逆に、NHKマイルカップに出走し、高速馬場となって内枠を引けば、再度の好走があっても不思議ではない。
レース総評
下馬評通り、実際のレースも大混戦だった2022年の桜花賞。1着から18着までが1秒4差に収まる接戦で、やはり枠順が、結果を大きく左右するポイントの一つになった。
出走18頭の半数にあたる上位9頭のうち、7頭が一桁馬番。その中でも、2着ウォーターナビレラと3着ナムラクレアには1400m以下の重賞を勝った実績があり、内枠有利を如実に表す結果だったといえる。逆に、8枠16番からスタートして4着まで押し上げたサークルオブライフのレース内容は価値があり、スターズオンアースとともに、この2頭がオークスの上位候補になるだろうか。

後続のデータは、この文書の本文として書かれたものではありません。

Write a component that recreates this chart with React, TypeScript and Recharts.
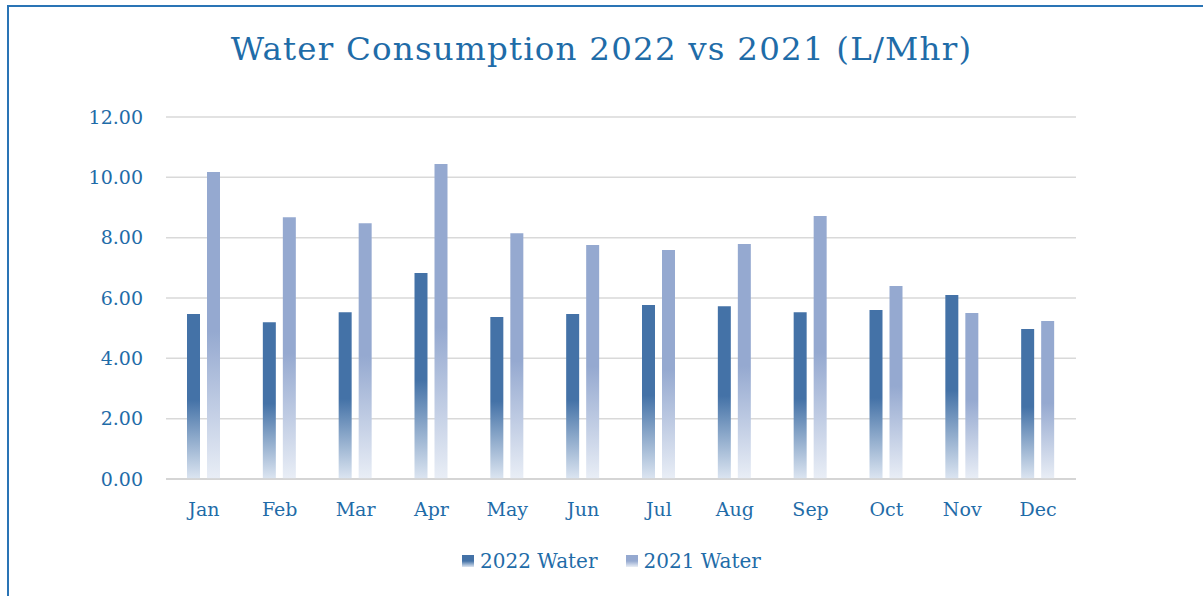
import React from 'react';
import { BarChart, Bar, XAxis, YAxis, CartesianGrid } from 'recharts';

const months = ['Jan', 'Feb', 'Mar', 'Apr', 'May', 'Jun', 'Jul', 'Aug', 'Sep', 'Oct', 'Nov', 'Dec'];
const water2022 = [5.47, 5.2, 5.53, 6.83, 5.37, 5.47, 5.77, 5.73, 5.53, 5.6, 6.1, 4.97];
const water2021 = [10.18, 8.68, 8.48, 10.44, 8.15, 7.76, 7.59, 7.79, 8.72, 6.4, 5.5, 5.24];
const yTicks = [0, 2, 4, 6, 8, 10, 12];

const data = months.map((m, i) => ({ month: m, w2022: water2022[i], w2021: water2021[i] }));

const FONT = '"DejaVu Serif", serif';
const TEXT = '#1f6ca8';

const series = [
  { key: 'w2022', name: '2022 Water', top: '#4472a7', bottom: '#dce5f1', grad: 'g2022' },
  { key: 'w2021', name: '2021 Water', top: '#95a9d0', bottom: '#e9eef6', grad: 'g2021' },
];

function LegendBox() {
  return (
    <div style={{ display: 'flex', justifyContent: 'center', gap: 28, paddingLeft: 20 }}>
      {series.map((s) => (
        <div key={s.key} style={{ display: 'flex', alignItems: 'center', gap: 6 }}>
          <svg width={12} height={12}>
            <defs>
              <linearGradient id={`lg${s.grad}`} x1="0" y1="0" x2="0" y2="1">
                <stop offset="50%" stopColor={s.top} />
                <stop offset="100%" stopColor={s.bottom} />
              </linearGradient>
            </defs>
            <rect width={12} height={12} fill={`url(#lg${s.grad})`} />
          </svg>
          <span style={{ fontFamily: FONT, fontSize: 20, color: TEXT }}>{s.name}</span>
        </div>
      ))}
    </div>
  );
}

export default function App() {
  return (
    <div style={{ position: 'absolute', left: 0, top: 0, width: 1203, height: 596, overflow: 'hidden', background: '#fff' }}>
      <div style={{ position: 'absolute', left: 7, top: 5, width: 1220, height: 620, border: '2px solid #2a74b5' }} />
      <div
        style={{
          position: 'absolute', left: 0, top: 30, width: 1203, textAlign: 'center',
          fontFamily: FONT, fontSize: 32.5, color: TEXT, letterSpacing: 1.2,
        }}
      >
        Water Consumption 2022 vs 2021 (L/Mhr)
      </div>
      <div style={{ position: 'absolute', left: 0, top: 0 }}>
        <BarChart
          width={1203}
          height={596}
          data={data}
          margin={{ top: 117, right: 127, bottom: 87, left: 60 }}
          barSize={13}
          barGap={7}
        >
          <defs>
            {series.map((s) => (
              <linearGradient key={s.grad} id={s.grad} x1="0" y1="0" x2="0" y2="1">
                <stop offset="52%" stopColor={s.top} />
                <stop offset="100%" stopColor={s.bottom} />
              </linearGradient>
            ))}
          </defs>
          <CartesianGrid vertical={false} stroke="#d9d9d9" strokeWidth={1.5} />
          <XAxis
            dataKey="month"
            height={30}
            axisLine={{ stroke: '#d0d0d0', strokeWidth: 1.5 }}
            tickLine={false}
            tickSize={0}
            tickMargin={24}
            tick={{ fill: TEXT, fontFamily: FONT, fontSize: 19 }}
          />
          <YAxis
            width={106}
            domain={[0, 12]}
            ticks={yTicks}
            axisLine={false}
            tickLine={false}
            tickSize={0}
            tickMargin={23}
            tickFormatter={(v: number) => v.toFixed(2)}
            tick={{ fill: TEXT, fontFamily: FONT, fontSize: 19 }}
          />
          {series.map((s) => (
            <Bar key={s.key} dataKey={s.key} name={s.name} fill={`url(#${s.grad})`} isAnimationActive={false} />
          ))}
        </BarChart>
      </div>
      <div style={{ position: 'absolute', left: 0, top: 549, width: 1203 }}>
        <LegendBox />
      </div>
    </div>
  );
}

とはいえ、まだまだ混戦模様の牝馬三冠路線。ナミュールやプレサージュリフトの巻き返しに、この日の忘れな草賞を勝ったアートハウス。そして、4月24日に行なわれるフローラSなど。さらなる有力候補が出てきそうな雰囲気は、十分にある。
混戦となった2022年の桜花賞は、他にもこれまでにはあまり見られない、珍しいことが起きていた。

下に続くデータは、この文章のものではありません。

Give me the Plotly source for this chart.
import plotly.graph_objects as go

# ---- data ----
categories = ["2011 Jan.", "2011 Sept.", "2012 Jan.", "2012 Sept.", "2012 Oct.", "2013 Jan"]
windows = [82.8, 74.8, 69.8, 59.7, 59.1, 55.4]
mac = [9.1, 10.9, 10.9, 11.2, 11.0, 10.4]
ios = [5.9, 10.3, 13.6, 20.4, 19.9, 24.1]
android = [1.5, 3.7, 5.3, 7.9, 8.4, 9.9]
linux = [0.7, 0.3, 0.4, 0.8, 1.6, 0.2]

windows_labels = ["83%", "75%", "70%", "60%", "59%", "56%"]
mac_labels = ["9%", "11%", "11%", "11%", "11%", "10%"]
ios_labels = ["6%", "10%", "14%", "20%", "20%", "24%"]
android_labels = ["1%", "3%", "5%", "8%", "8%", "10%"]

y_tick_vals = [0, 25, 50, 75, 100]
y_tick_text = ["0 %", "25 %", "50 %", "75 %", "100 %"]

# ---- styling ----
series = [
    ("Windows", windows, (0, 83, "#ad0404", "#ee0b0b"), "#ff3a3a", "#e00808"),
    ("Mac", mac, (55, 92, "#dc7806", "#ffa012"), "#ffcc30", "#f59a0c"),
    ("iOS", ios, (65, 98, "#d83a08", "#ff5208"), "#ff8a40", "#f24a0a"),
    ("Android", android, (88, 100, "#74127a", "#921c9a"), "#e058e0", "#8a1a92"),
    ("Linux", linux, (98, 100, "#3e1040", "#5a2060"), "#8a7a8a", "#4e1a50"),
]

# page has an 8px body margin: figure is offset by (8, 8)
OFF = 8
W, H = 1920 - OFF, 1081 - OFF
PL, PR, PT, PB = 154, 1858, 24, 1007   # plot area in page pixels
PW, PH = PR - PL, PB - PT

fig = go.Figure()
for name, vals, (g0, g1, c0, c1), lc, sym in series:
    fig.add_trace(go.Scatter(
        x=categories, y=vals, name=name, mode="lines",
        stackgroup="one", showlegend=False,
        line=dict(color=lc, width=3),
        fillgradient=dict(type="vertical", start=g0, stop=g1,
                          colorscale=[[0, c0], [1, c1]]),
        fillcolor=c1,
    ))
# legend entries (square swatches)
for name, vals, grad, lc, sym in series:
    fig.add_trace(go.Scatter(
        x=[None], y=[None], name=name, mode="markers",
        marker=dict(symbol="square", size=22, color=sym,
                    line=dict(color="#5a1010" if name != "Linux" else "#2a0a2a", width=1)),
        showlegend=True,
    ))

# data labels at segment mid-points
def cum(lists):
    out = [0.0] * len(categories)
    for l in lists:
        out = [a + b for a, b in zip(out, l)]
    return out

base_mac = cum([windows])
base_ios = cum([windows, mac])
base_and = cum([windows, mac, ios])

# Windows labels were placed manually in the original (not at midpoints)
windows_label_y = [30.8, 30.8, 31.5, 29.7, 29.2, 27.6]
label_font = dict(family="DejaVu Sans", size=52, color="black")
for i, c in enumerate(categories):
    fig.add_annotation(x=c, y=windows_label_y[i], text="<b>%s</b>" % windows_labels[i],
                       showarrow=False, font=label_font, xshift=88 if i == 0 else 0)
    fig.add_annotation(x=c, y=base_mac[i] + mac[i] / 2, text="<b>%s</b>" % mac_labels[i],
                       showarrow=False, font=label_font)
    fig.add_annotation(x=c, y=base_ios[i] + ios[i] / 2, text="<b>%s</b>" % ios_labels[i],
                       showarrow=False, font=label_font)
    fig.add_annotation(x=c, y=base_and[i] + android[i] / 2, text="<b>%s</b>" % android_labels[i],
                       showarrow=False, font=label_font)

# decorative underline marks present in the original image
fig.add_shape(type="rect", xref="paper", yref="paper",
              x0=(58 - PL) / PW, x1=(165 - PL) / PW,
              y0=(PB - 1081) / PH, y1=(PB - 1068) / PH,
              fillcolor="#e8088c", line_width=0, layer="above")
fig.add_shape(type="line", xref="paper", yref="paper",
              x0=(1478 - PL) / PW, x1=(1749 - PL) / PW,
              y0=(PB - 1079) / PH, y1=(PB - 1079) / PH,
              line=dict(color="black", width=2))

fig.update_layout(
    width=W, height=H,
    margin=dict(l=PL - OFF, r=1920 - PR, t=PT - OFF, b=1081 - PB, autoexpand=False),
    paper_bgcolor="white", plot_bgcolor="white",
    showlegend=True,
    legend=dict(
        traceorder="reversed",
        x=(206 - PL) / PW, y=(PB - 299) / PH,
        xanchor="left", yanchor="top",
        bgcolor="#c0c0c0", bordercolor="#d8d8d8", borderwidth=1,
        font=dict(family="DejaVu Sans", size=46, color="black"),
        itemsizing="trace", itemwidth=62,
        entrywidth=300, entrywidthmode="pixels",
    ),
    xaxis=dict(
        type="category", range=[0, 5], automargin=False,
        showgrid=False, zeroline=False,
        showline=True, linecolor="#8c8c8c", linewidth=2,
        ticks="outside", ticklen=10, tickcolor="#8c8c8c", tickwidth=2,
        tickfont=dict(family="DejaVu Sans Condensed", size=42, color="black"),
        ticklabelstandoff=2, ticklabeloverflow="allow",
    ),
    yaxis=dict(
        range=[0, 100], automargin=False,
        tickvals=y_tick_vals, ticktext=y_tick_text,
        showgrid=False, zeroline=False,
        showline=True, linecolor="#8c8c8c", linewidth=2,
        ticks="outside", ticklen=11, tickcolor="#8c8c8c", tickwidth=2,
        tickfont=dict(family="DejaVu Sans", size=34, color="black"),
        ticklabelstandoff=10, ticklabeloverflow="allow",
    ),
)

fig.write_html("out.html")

例えば、ローテーション。近年は、トライアルを使わず本番へ直行する馬が多いものの、1984年のグレード制導入以降、クイーンCからの直行で桜花賞を制した馬はゼロ。ホエールキャプチャやヴィルシーナ、メジャーエンブレム、クロノジェネシスでさえも、その壁に跳ね返されたが、ついにスターズオンアースがそのジンクスを破ってみせた。
また、5着以内に好走した馬の父は、産駒がデビューしてから3年以内の新しい種牡馬たち。出走全馬を見ても、ディープインパクトとロードカナロアの産駒が1頭ずつで、キングカメハメハとハーツクライの産駒は不在。阪神ジュベナイルフィリーズの上位3頭も新しい種牡馬の産駒で、日本競馬の血統地図も、いよいよ塗り替えが始まったのかもしれない。
そして、勝ったスターズオンアースは社台ファームの生産馬。上述したとおり、同場生産馬のJRA・GI制覇は4年ぶりだったが、上位6頭は「絶対王者」ノーザンファームの生産ではない馬たち。牝馬が強いといわれる現代競馬において、この路線にこそ、最も早く新たな時代が到来しているのかもしれない。